YOUR GOAL: Exactly as written, write out the lines below from the first to the one containing "const propaneCond = [55.5, 70, 70, 69, 68, 56, 10.5, 10.5];", inclusive. Pictures do not belong in the copy.

DATA FOR PROCESSING:
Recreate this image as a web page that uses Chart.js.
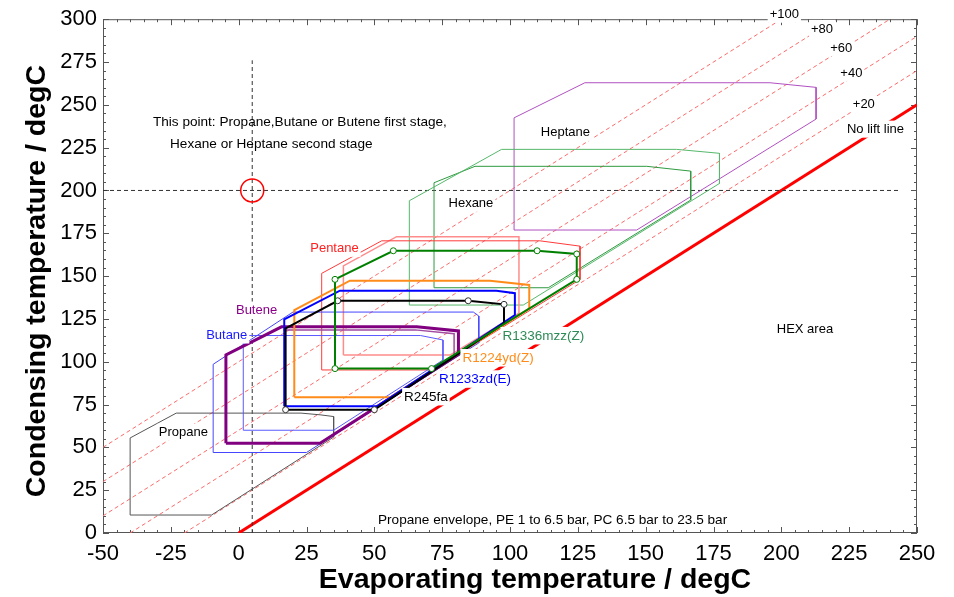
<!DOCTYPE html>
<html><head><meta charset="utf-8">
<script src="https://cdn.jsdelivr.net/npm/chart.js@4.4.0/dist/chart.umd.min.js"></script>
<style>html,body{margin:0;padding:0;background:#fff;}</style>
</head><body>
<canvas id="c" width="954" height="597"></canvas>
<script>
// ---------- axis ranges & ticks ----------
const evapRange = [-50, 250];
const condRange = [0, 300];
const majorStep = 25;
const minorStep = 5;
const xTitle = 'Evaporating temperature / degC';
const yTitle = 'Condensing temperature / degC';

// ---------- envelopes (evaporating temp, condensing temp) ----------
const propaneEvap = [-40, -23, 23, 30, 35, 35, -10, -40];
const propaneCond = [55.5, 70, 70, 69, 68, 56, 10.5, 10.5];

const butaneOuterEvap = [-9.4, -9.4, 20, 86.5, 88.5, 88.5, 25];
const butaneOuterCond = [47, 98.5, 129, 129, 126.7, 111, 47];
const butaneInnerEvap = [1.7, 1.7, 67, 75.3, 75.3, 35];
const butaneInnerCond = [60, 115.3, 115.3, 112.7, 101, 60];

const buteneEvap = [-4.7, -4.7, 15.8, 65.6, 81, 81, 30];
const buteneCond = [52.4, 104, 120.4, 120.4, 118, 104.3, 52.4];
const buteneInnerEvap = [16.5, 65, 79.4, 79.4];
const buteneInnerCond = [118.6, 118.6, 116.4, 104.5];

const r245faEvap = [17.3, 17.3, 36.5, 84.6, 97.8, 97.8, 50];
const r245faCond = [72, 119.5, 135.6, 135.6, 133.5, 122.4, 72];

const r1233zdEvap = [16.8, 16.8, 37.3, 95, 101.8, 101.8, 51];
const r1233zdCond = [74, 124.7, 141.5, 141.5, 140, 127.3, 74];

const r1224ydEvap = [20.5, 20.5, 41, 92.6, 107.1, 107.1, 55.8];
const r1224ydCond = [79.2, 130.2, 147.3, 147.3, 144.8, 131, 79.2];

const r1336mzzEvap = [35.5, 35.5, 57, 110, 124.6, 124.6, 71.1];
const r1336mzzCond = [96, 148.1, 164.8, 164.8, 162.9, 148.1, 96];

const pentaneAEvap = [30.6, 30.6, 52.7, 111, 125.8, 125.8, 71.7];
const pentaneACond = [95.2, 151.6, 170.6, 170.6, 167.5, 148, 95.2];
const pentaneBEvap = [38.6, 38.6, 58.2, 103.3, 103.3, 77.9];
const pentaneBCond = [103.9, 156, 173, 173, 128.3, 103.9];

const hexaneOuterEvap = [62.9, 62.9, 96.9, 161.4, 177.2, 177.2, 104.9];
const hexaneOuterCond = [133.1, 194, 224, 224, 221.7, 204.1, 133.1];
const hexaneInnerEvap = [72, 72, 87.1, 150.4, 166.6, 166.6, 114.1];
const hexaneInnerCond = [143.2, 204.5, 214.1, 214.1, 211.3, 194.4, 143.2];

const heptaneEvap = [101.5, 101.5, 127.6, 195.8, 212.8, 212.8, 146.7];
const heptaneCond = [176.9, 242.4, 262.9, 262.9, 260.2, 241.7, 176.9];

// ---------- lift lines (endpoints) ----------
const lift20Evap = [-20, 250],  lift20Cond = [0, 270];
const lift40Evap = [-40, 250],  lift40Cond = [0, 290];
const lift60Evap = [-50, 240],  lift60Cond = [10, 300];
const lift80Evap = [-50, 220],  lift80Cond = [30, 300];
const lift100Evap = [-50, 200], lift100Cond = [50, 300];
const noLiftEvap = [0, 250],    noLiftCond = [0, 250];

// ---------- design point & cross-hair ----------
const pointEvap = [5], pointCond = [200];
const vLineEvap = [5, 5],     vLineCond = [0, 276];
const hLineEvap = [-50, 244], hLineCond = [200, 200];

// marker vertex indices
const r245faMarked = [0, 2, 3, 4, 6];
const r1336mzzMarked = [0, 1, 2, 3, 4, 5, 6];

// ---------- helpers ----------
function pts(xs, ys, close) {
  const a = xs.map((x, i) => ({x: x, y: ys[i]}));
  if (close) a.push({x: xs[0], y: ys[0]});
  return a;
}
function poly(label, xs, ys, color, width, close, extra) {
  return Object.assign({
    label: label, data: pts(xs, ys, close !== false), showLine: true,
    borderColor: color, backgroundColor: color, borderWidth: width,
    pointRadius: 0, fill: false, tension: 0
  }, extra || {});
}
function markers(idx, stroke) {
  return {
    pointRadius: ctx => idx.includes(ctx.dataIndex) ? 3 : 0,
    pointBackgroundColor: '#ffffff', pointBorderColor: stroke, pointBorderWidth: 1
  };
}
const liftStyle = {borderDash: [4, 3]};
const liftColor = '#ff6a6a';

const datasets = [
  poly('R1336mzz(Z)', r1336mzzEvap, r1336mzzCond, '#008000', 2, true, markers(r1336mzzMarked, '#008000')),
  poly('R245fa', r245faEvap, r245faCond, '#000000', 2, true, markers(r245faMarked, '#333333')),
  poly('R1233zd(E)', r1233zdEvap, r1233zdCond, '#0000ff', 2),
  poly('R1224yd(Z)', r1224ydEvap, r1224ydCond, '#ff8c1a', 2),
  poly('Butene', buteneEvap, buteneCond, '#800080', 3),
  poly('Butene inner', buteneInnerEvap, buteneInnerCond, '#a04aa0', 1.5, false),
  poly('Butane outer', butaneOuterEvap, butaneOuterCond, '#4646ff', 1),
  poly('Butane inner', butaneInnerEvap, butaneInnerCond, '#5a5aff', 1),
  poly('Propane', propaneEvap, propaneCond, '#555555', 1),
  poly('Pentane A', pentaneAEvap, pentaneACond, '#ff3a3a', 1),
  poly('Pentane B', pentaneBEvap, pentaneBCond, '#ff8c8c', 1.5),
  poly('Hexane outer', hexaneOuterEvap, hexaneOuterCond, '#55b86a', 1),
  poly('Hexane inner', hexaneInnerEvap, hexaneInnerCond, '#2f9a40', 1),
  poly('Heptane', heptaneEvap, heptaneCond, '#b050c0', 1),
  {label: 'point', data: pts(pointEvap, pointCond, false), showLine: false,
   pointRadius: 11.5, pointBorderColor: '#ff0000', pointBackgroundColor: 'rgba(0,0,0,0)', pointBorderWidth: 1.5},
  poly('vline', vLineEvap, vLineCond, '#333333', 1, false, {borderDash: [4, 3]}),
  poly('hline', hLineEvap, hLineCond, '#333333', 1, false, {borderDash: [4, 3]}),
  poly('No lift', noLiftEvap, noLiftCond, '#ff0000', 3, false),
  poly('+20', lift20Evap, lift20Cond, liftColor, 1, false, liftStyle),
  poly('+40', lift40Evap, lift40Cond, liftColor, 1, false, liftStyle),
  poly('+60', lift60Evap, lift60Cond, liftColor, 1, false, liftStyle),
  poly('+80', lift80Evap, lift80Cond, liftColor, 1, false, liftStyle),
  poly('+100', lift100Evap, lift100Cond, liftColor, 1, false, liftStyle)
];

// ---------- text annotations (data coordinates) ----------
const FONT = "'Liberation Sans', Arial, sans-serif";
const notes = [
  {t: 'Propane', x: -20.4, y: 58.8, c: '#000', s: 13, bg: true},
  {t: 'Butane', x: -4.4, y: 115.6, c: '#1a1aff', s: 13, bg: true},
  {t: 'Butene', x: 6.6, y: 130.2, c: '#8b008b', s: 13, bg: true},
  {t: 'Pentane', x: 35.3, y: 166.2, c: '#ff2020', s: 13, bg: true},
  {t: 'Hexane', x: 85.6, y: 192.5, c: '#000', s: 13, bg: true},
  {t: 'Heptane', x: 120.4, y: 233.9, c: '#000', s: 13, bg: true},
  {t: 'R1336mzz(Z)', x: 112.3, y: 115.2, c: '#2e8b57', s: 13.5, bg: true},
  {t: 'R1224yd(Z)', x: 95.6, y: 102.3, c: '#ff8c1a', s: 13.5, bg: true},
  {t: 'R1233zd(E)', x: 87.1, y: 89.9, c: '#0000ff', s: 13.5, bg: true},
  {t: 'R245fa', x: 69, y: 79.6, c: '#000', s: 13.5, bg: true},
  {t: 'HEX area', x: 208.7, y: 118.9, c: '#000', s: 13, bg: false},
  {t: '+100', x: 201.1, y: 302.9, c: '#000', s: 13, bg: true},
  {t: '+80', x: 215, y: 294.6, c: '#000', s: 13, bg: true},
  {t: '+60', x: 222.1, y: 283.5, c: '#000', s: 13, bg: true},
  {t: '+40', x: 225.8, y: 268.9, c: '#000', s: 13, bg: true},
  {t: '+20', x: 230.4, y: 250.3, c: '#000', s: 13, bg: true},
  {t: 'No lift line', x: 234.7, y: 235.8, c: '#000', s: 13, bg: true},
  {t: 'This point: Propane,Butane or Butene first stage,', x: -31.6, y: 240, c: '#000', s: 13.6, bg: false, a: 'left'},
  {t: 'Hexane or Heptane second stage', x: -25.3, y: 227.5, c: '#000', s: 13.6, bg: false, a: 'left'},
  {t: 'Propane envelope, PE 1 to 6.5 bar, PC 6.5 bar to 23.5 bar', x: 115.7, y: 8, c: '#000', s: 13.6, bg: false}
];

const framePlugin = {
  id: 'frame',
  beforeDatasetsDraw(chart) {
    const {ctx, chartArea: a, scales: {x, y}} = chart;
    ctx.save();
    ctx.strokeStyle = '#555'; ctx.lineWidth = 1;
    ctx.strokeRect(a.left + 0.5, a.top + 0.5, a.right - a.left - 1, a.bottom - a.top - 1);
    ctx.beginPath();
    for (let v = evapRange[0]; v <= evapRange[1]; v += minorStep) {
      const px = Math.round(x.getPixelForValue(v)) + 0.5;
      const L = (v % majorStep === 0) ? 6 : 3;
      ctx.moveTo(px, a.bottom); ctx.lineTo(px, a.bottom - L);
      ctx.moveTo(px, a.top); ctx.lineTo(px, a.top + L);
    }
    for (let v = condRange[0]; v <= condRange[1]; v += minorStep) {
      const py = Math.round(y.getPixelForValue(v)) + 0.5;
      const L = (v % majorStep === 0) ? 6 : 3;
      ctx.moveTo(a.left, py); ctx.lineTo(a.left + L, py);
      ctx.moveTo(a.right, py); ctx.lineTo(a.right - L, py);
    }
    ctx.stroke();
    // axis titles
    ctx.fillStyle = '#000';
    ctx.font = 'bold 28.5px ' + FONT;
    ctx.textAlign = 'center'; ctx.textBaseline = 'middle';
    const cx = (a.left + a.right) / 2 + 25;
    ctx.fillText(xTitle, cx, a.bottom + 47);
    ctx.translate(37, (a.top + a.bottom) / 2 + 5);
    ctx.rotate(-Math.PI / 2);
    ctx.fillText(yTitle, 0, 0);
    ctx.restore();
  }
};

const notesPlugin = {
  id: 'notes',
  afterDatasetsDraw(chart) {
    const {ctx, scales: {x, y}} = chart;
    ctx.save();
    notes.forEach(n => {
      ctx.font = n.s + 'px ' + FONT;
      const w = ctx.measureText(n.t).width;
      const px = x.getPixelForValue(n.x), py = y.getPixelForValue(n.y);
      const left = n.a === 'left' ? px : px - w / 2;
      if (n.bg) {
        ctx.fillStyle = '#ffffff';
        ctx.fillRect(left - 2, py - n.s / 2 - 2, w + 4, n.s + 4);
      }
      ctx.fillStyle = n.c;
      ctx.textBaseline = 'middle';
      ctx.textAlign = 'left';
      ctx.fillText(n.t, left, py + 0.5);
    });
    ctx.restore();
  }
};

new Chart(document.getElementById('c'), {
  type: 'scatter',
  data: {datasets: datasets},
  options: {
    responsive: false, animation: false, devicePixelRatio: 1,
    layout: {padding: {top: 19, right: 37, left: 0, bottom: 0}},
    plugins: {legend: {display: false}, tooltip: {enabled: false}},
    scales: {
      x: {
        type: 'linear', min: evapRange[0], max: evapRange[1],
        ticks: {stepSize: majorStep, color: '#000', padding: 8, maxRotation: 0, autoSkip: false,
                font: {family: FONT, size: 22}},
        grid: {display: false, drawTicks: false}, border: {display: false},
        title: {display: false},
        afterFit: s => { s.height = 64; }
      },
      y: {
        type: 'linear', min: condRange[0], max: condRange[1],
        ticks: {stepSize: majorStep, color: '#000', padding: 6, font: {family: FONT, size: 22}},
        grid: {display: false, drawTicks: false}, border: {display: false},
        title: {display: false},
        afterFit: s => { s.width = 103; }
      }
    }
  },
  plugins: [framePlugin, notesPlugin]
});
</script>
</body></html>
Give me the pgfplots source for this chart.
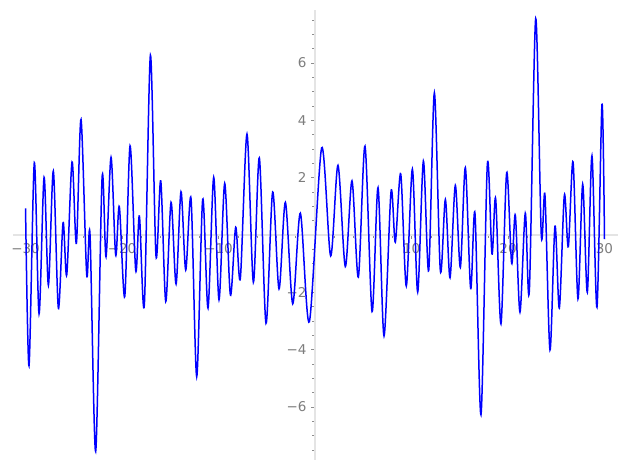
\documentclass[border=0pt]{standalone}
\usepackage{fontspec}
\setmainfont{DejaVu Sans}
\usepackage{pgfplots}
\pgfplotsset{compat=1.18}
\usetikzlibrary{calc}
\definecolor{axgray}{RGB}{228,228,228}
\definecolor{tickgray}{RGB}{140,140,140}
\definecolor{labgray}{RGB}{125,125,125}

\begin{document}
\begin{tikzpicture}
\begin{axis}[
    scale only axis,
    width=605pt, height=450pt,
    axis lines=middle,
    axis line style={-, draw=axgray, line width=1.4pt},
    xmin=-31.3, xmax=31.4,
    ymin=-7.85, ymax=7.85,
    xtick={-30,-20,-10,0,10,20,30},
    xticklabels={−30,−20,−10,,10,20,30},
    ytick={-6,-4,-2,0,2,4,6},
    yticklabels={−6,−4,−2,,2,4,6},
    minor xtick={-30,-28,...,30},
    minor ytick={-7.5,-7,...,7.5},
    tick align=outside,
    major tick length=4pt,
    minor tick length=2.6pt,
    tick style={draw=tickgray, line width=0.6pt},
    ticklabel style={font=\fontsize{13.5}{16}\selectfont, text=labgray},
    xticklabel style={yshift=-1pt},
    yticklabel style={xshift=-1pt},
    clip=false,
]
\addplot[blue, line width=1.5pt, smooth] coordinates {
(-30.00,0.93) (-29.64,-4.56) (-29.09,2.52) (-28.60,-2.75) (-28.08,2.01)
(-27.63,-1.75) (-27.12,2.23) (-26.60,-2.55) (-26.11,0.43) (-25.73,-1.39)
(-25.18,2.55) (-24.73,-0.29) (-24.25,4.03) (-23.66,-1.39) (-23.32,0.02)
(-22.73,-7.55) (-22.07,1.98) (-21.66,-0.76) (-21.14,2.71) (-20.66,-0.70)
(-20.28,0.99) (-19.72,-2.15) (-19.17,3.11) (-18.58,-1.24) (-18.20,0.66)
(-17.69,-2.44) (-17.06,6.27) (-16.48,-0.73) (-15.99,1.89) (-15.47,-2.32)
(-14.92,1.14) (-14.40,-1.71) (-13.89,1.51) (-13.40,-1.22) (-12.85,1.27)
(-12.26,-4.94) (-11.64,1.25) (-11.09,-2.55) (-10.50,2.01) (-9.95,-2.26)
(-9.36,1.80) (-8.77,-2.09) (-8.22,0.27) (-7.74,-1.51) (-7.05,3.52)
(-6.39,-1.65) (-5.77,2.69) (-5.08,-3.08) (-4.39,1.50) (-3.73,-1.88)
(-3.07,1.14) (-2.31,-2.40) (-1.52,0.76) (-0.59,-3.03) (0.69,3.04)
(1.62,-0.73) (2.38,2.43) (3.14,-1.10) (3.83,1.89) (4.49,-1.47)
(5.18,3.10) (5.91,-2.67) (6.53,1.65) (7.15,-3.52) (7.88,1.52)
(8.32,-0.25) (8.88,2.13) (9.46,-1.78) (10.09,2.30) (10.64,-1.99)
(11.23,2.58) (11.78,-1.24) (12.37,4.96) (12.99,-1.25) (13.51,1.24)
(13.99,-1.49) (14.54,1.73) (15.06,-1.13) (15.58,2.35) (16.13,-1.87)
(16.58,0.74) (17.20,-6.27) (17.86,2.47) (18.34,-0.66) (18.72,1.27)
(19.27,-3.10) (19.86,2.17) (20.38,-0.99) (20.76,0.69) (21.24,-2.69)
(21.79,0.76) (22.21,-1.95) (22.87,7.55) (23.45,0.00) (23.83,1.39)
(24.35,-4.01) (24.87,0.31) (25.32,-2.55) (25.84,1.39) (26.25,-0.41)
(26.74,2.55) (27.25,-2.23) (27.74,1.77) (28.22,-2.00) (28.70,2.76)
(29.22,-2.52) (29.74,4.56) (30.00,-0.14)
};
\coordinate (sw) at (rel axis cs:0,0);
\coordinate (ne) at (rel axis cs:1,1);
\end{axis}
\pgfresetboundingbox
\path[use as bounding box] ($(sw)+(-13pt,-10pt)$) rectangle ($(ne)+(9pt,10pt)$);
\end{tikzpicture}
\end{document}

RESULT OF THE TASK:
Recreate this image as a web page that uses Chart.js.
<!DOCTYPE html>
<html><head><meta charset="utf-8">
<script src="https://cdn.jsdelivr.net/npm/chart.js@4.4.0/dist/chart.umd.min.js"></script>
<style>html,body{margin:0;padding:0;background:#fff;}</style>
</head><body>
<canvas id="c" width="954" height="597"></canvas>
<script>
// ---------- axis ranges & ticks ----------
const evapRange = [-50, 250];
const condRange = [0, 300];
const majorStep = 25;
const minorStep = 5;
const xTitle = 'Evaporating temperature / degC';
const yTitle = 'Condensing temperature / degC';

// ---------- envelopes (evaporating temp, condensing temp) ----------
const propaneEvap = [-40, -23, 23, 30, 35, 35, -10, -40];
const propaneCond = [55.5, 70, 70, 69, 68, 56, 10.5, 10.5];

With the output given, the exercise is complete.